Have a wonderful time.


----------



## sb2313 (Oct 5, 2014)

As long as your flexible you'll get a match I think. I have an ongoing search for sw florida for all of the summer and I've recieved multiple matches that ive thrown back(not ready to commit with dates quite yet).good luck, I think you'll be successful!


----------



## gnipgnop (Oct 6, 2014)

Vanderbuilt Beach Resort is in RCI.  Our neighbor ownes there and we looked at it the last time we were in Naples.  The location is directly on the beach and the resort looks very nice.  We did not see the rooms but our neighbor loves his resort.  

We stayed at the Charter Club of Naples Bay.  We loved it there and I put a review on TUG but my review is from 2010.  The Charter Club is right on the Bay and the views are beautiful.  It is a very small resort but the location is great.  One thing you need to know is that there are no elevators and the steps to the second floor are many.  If you would have a problem with this then I would recommend the Vanderbuilt.


----------



## Bwolf (Oct 7, 2014)

You may have done so already, but check the TUG listings and put in an exchange request here.  If you have something nice to offer, you might get a match.  It is certainly worth the effort.


----------



## ronparise (Oct 7, 2014)

Summer is the off season here, You shouldnt have a problem.


----------



## Sandy VDH (Oct 7, 2014)

For fixed week owners, some may be waiting until they pay their MFs.  So set up an OGS and as people deposit you might match up.  

I agree with Ron Summer is not high season, that is Jan - Mar timeframe.


----------



## lvhmbh (Oct 7, 2014)

We used to trade into Marco Island on the off season (Sept./Oct.) every year for a bridge tournament.  RCI would tell me that I needed to choose something else as it was "6 months out and you won't get it".  I told them to hang tight and we DID get it every year.  People just waiting to pay their MF or something.  We noticed that the resorts were not filled to capacity.  We love Charter Club on Marco - all 2 bedroom!


----------



## anne1125 (Oct 7, 2014)

Thanks everyone, you've given me hope.  It just surprised me that when I search very little shows up.

I have placed a search so maybe after maintenance fees are due (and paid) I'll get lucky.


----------



## Seaport104 (Oct 7, 2014)

anne1125 said:


> Thanks everyone, you've given me hope.  It just surprised me that when I search very little shows up.
> 
> I have placed a search so maybe after maintenance fees are due (and paid) I'll get lucky.



I have seen marco island sitting online but they were either last minute within 45 days or way out such as 2016. They don't sit online very long. I think the ongoing search is the way to go.


----------



## lvhmbh (Oct 8, 2014)

Yes, it was our ongoing search that they wanted to change.  I just kept refusing and, as I said, we never failed.  If you do Marco you could search Charter Club & Eagle's Nest, both of which are very nice 2 bedroom.


----------



## Ron98GT (Oct 8, 2014)

anne1125 said:


> Thanks everyone, you've given me hope.  It just surprised me that when I search very little shows up.
> 
> I have placed a search so maybe after maintenance fees are due (and paid) I'll get lucky.

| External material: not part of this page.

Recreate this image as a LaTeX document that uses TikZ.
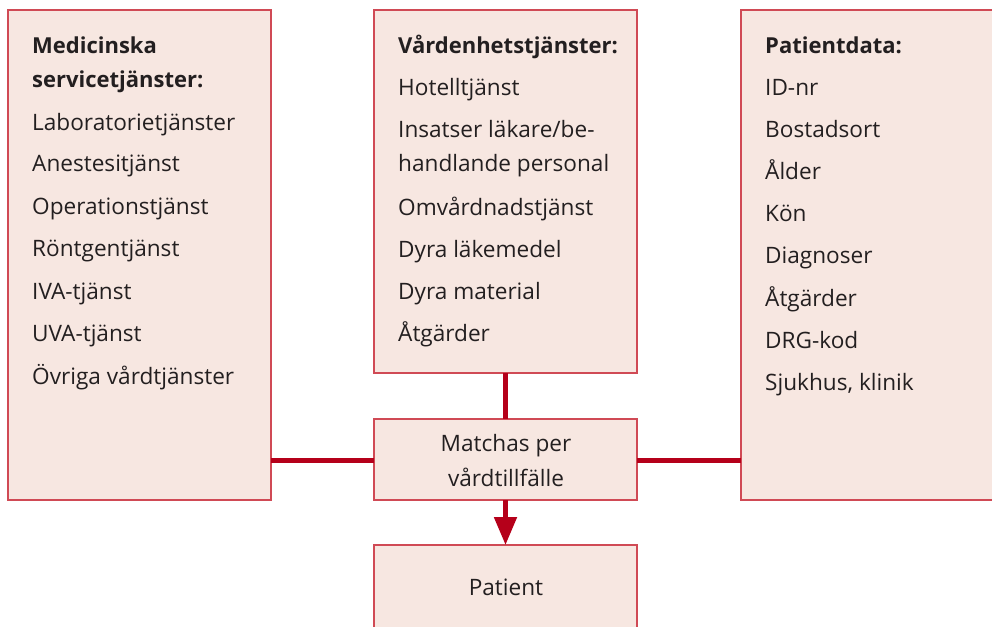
\documentclass[tikz,border=0pt]{standalone}
\usepackage{fontspec}
\setmainfont{Open Sans}
\usetikzlibrary{arrows.meta}
\definecolor{boxfill}{HTML}{F7E7E1}
\definecolor{boxline}{HTML}{D04A55}
\definecolor{conn}{HTML}{B5001A}
\definecolor{txt}{HTML}{231F20}
\tikzset{
  box/.style={draw=boxline, fill=boxfill, line width=1.5pt, inner sep=0pt, outer sep=0pt, anchor=north west},
  item/.style={anchor=base west, inner sep=0pt, text=txt, font=\fontsize{22.6}{26}\selectfont},
  head/.style={item, font=\fontsize{22}{26}\selectfont\bfseries},
  citem/.style={item, anchor=base},
  link/.style={draw=conn, line width=5pt},
}
\begin{document}
\begin{tikzpicture}[x=1pt,y=-1pt]
\useasboundingbox (0,0) rectangle (992,626);
\clip (0,0) rectangle (992,626);
% boxes
\node[box, minimum width=263, minimum height=490] (L) at (8,10) {};
\node[box, minimum width=263, minimum height=363] (M) at (374,10) {};
\node[box, minimum width=263, minimum height=81] (X) at (374,419) {};
\node[box, minimum width=263, minimum height=100] (P) at (374,545) {};
\node[box, minimum width=270, minimum height=490] (R) at (741,10) {};
% connectors
\coordinate (xl) at (374,460);
\coordinate (xr) at (637,460);
\draw[link] (L.east |- xl) -- (xl);
\draw[link] (R.west |- xr) -- (xr);
\draw[link] (M.south) -- (X.north);
\draw[link, -{Triangle[length=28pt,width=22pt]}] (X.south) -- (P.north);
% left texts
\node[head] (l0) at (32,53) {Medicinska};
\node[head] (l1) at (32,87) {servicetjänster:};
\node[item] (l2) at (32,130) {Laboratorietjänster};
\node[item] (l3) at (32,171) {Anestesitjänst};
\node[item] (l4) at (32,214) {Operationstjänst};
\node[item] (l5) at (32,256) {Röntgentjänst};
\node[item] (l6) at (32,299) {IVA-tjänst};
\node[item] (l7) at (32,341) {UVA-tjänst};
\node[item] (l8) at (32,384) {Övriga vårdtjänster};
% middle texts
\node[head] (m0) at (398,53) {Vårdenhetstjänster:};
\node[item] (m1) at (398,95) {Hotelltjänst};
\node[item] (m2) at (398,137) {Insatser läkare/be-};
\node[item] (m3) at (398,171) {handlande personal};
\node[item] (m4) at (398,215) {Omvårdnadstjänst};
\node[item] (m5) at (398,257) {Dyra läkemedel};
\node[item] (m6) at (398,299) {Dyra material};
\node[item] (m7) at (398,341) {Åtgärder};
% right texts
\node[head] (r0) at (765,53) {Patientdata:};
\node[item] (r1) at (765,95) {ID-nr};
\node[item] (r2) at (765,137) {Bostadsort};
\node[item] (r3) at (765,179) {Ålder};
\node[item] (r4) at (765,221) {Kön};
\node[item] (r5) at (765,263) {Diagnoser};
\node[item] (r6) at (765,306) {Åtgärder};
\node[item] (r7) at (765,348) {DRG-kod};
\node[item] (r8) at (765,390) {Sjukhus, klinik};
% center texts
\node[citem] (x1) at (506,451) {Matchas per};
\node[citem] (x2) at (506,486) {vårdtillfälle};
\node[citem] (p1) at (506,595) {Patient};
\end{tikzpicture}
\end{document}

I suggest you wait about 3 weeks and initiate an on-going search.  On-going requests are filled before they pop-up in RCI, so summer TS's could be available but because of demand the requests are getting filled before you see them.  Also suggest you type in the resort ID for all the HGVC properties in the area that you are interested in.  If you want to check the reviews and pictures of any of the properties, use TripAdvisor.

Here is a list of the RCI Gold Crown TS's in Marco, Captiva, etc:

http://www.rci.com/resort-directory...ount=10&isRemoving=undefined&resortFilter=RCI

I believe that all of the HGVC TS's are 2-BDRM with some sort of OV.  You might be pleasantly surprised at what you get.


----------



## chriskre (Oct 8, 2014)

ronparise said:


> Summer is the off season here, You shouldnt have a problem.



Only off season for the snowbird retirees  , but us Floridians know it's peak beach season, so it's getting a little harder to get the good stuff.  

I did manage to get a nice unit at Marco Island for next June at Club Regency of Marco thru RCI.


----------